Improper loading which is obvious to the viewer

Traffic  Violations

Random Inspections (4%)

This means that it is important that you make sure a load is properly secured and not overweight prior to leaving the company lot,  and following highway rules.  The Federal Bridge Formulas should be referred to regarding the weight allowed.  It limits the weight on how many axles a truck has and how far it is between these axles.  Every driver should know these weight allowances by heart.

There is nothing you can do about the random inspections.  However, they will not matter if there is nothing wrong and your logbook is current.

Truck safety is a major goal with FMSCA.  Violations on this subject can be avoided if you:

Do not follow too closely

Use your seat belt

Do not speed

Do not fail to yield to a traffic control device

HOS  (Hours of Service) violations

14 hours on duty

Logs are not current

And how you are acting (sleepy, cranky, etc)

Note:  New rules go into effect in July 2013 regarding these rules.

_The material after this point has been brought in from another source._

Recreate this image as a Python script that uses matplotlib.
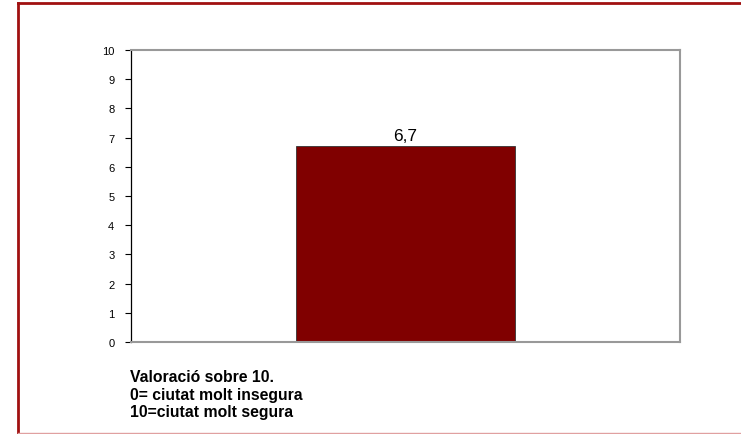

With today’s electronic age and the attachment of various tracking devices on trucks, it seems that your every move is viewed by someone.  However, if common sense is used in making sure the load is correctly secured and not overloaded that will eliminate part of the problem.  Sometimes things will happen that are beyond your control, such as a turn light going out.  However, when checking the vehicle prior to going on the road checking lights should be just as important as checking brake lines, tires, connectors, and other things.   If something is wrong, it should be corrected prior to ever leaving the departure point.